Yes, its expected for existing Primary/Active WLC to reboot as well for the first time HA pairing, so the setup should be performed at change window. Replacing with new/different WLC in the setup is going to be similar to initial pairing, otherwise it will stuck in Maintenance mode that require manual intervention ie., reboot both WLC at same time, anyway.

Johannes Luther · ‎05-11-2021

Wow ... needing a maintenance window to replace a failed chassis .... .... .. I lost my faith in current products ....

Thank you for the answer!!!

Scott Fella · ‎05-11-2021

Just out of curiosity, did you verify that chassis 1 had priority set to 2? If I recall correctly, the chassis 2 should come up and become the standby and then the chassis 1 should reboot and chassis 2 becomes active with no interruptions. Now there is that chance that chassis 2 could restart like what happened in your case, but not suppose to.

You can verify and or test by brining up a couple 9800-CL's and see what happens also.

-Scott
*** Please rate helpful posts ***

Johannes Luther · ‎05-12-2021

Hey Scott,

so from my point of view, the priorities are only relevant in the election process, when both WLCs are booting.

But in my case, I set the priorities like recommended in the HA paper:

myWLC#show chassis
Chassis/Stack Mac Address : f4bd.abcd.f660 - Local Mac Address
Mac persistency wait time: Indefinite
Local Redundancy Port Type: Twisted Pair
                                             H/W   Current
Chassis#   Role    Mac Address     Priority Version  State                 IP
-------------------------------------------------------------------------------------
*1       Active   f4bd.abcd.f660     2      V02     Ready                169.254.54.130
 2       Standby  f4bd.abcd.f5a0     1      V02     Ready                169.254.54.131

In either way: If my chassis#1 would have failed and I replace chassis#1 (with prio:2), I would not expect that chassis#1 take over. I would expect, that it integrates as chassis#1 secondary.

The SSO paper has a nice list, how the active WLC is chosen:

1. The wireless controllerthat is currently the active wireless controller
2. The wireless controller with the highest priority value.
3. The wireless controllerwith the shortest start-up time.
4. The wireless controller with the lowest MAC Address.

So based on the list - the currently active WLC should keep its role in any case (except it fails)..

saravlak · ‎05-12-2021

There is no pre-empt functionality with SSO meaning that when the previous Active wireless controller resumes operation, it will not take back the role as an Active wireless controller but will negotiate its state with the current Active wireless controller and transition to Hot-Standby state.

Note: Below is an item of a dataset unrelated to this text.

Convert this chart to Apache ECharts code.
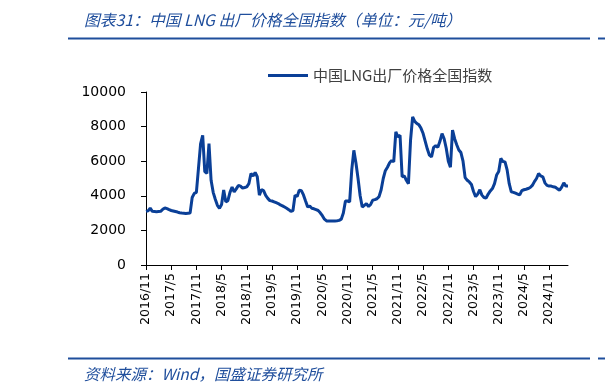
<!DOCTYPE html>
<html><head><meta charset="utf-8">
<script src="https://cdn.jsdelivr.net/npm/echarts@6/dist/echarts.min.js"></script>
<style>html,body{margin:0;padding:0;background:#fff}#c{width:605px;height:389px}</style>
</head><body><div id="c"></div>
<script>
// Semi-monthly observations from 2016/11 to 2025/03
const startYear = 2016, startMonth = 11;
const values = [
3100,3130,3290,3100,3090,3080,3090,3100,3220,3300,
3260,3200,3150,3120,3090,3060,3020,3000,2990,2980,
2990,3000,3900,4140,4200,5600,7000,7500,5400,5300,
7020,4900,4200,3800,3450,3280,3500,4330,3650,3720,
4200,4500,4230,4400,4600,4560,4450,4480,4520,4700,
5290,5150,5350,5100,4040,4350,4300,4020,3850,3720,
3700,3650,3600,3550,3470,3420,3350,3280,3200,3100,
3150,4040,3950,4330,4300,4050,3700,3360,3400,3280,
3250,3200,3150,3020,2850,2650,2550,2540,2540,2550,
2550,2560,2580,2650,3000,3700,3700,3650,5500,6630,
5900,5000,4000,3350,3450,3550,3380,3500,3750,3780,
3830,3950,4350,5000,5450,5650,5900,6050,5960,7700,
7400,7500,5100,5150,4900,4700,7200,8560,8300,8180,
8100,7900,7600,7150,6700,6350,6250,6800,6900,6800,
7150,7600,7300,6750,6000,5650,7800,7300,6950,6650,
6500,6000,5050,4900,4800,4650,4250,3950,4100,4350,
4040,3900,3870,4100,4280,4420,4700,5200,5400,6160,
5980,5960,5500,4700,4230,4200,4150,4100,4050,4300,
4350,4380,4420,4480,4600,4820,5000,5290,5150,5100,
4750,4600,4560,4560,4520,4490,4400,4330,4500,4750,
4560,4560
];
const seriesName = '中国LNG出厂价格全国指数';
const yTicks = [0, 2000, 4000, 6000, 8000, 10000];
const labelMonths = [5, 11];
const titleText = '图表31：中国 LNG 出厂价格全国指数（单位：元/吨）';
const sourceText = '资料来源：Wind，国盛证券研究所';

const categories = values.map((v, i) => {
  const m0 = startMonth - 1 + Math.floor(i / 2);
  const y = startYear + Math.floor(m0 / 12);
  const m = (m0 % 12) + 1;
  const d = i % 2 === 0 ? '01' : '15';
  return y + '/' + m + '/' + d;
});
const showTick = (idx, val) => {
  const p = String(val).split('/');
  return p[2] === '01' && labelMonths.indexOf(+p[1]) >= 0;
};

const blue = '#0a3f97';
const chart = echarts.init(document.getElementById('c'), null, {renderer: 'canvas'});
chart.setOption({
  animation: false,
  backgroundColor: '#fff',
  title: [
    {text: titleText, left: 79, top: 7,
     textStyle: {fontFamily: 'Noto Sans CJK SC', fontStyle: 'italic', fontWeight: 'normal', fontSize: 15.8, color: '#1f4e9c'}},
    {text: sourceText, left: 79, top: 361,
     textStyle: {fontFamily: 'Noto Sans CJK SC', fontStyle: 'italic', fontWeight: 'normal', fontSize: 15.5, color: '#1f4e9c'}}
  ],
  graphic: [
    {type: 'line', shape: {x1: 68, y1: 38.5, x2: 590, y2: 38.5}, style: {stroke: '#1f4e9c', lineWidth: 2}},
    {type: 'line', shape: {x1: 598, y1: 38.5, x2: 605, y2: 38.5}, style: {stroke: '#1f4e9c', lineWidth: 2}},
    {type: 'line', shape: {x1: 68, y1: 358.5, x2: 590, y2: 358.5}, style: {stroke: '#1f4e9c', lineWidth: 2}},
    {type: 'line', shape: {x1: 598, y1: 358.5, x2: 605, y2: 358.5}, style: {stroke: '#1f4e9c', lineWidth: 2}}
  ],
  legend: {
    data: [seriesName], left: 263, top: 63, itemWidth: 40, itemHeight: 3, itemGap: 5,
    icon: 'rect',
    textStyle: {fontFamily: 'Noto Sans CJK SC', fontSize: 15, color: '#404040'}
  },
  grid: {left: 146, right: 37, top: 92, bottom: 124, containLabel: false},
  xAxis: {
    type: 'category', data: categories, boundaryGap: false,
    axisLine: {lineStyle: {color: '#000', width: 1}},
    axisTick: {show: true, interval: showTick, length: 5, lineStyle: {color: '#000'}},
    axisLabel: {interval: showTick, rotate: 90, margin: 8, fontFamily: 'DejaVu Sans', fontSize: 12.5, color: '#000',
      formatter: v => { const p = v.split('/'); return p[0] + '/' + p[1]; }},
    splitLine: {show: false}
  },
  yAxis: {
    type: 'value', min: yTicks[0], max: yTicks[yTicks.length - 1], interval: yTicks[1] - yTicks[0],
    axisLine: {show: true, lineStyle: {color: '#000', width: 1}},
    axisTick: {show: true, length: 5, lineStyle: {color: '#000'}},
    axisLabel: {margin: 20, fontFamily: 'DejaVu Sans', fontSize: 14, color: '#000', formatter: v => String(v)},
    splitLine: {show: false}
  },
  series: [{
    name: seriesName, type: 'line', data: values, showSymbol: false, symbol: 'none',
    lineStyle: {color: blue, width: 3}, itemStyle: {color: blue}
  }]
});
</script></body></html>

https://www.cisco.com/c/dam/en/us/td/docs/wireless/controller/9800/17-1/deployment-guide/c9800-ha-sso-deployment-guide-rel-17-1.pdf

Scott Fella · ‎05-12-2021

I understand… what I was trying to call out is something that I have run into. The controller isn’t supposed to reboot, but there is alway a chance that it will. If for example, you have experience with AireOS and SSO. There were problems with that too in which the client controller could reboot itself and or go into maintenance mode. So try to lab it out with 9800-CL’s and see if you are successful with a hardware replacement (new VM) or not.

-Scott
*** Please rate helpful posts ***

saravlak · ‎05-11-2021

https://www.cisco.com/c/dam/en/us/td/docs/wireless/controller/9800/17-1/deployment-guide/c9800-ha-sso-deployment-guide-rel-17-1.pdf
On C9800-40 and C9800-80 wireless controller, enable High Availability SSO using the following command on
each of the two wireless controller units

chassis redundancy ha-interface local-ip <local IP> <local IP subnet> remoteip <remote IP>

Reload both wireless controllers by executing the command reload from the CLI

Note: It is recommended to configure HA using the Redundancy Management Interface (RMI) starting Release 17.1. To see
configuration using RMI please see the Redundancy Management Interface section.

saravlak · ‎05-12-2021

Have always rebooted both WLCs as part of initial bringup or replacement addition to avoid frustration particularly the RPs are connected across L2.
It appear, the new WLC trying to add itself to HA-stack as standby-hot initially(election process) for the first time require existing ACTIVE WLC to reboot to do initial sync at the bootup and all the other config database synced once fully booted. this initial scenario is different than failure scenario where both WLCs were already synced in the past. there's many .doc ref for this scenario. unable to find Cisco .doc ref mention that new/replaced WLC will sync with existing Active WLC without ACTIVE reboot, please point that out if found.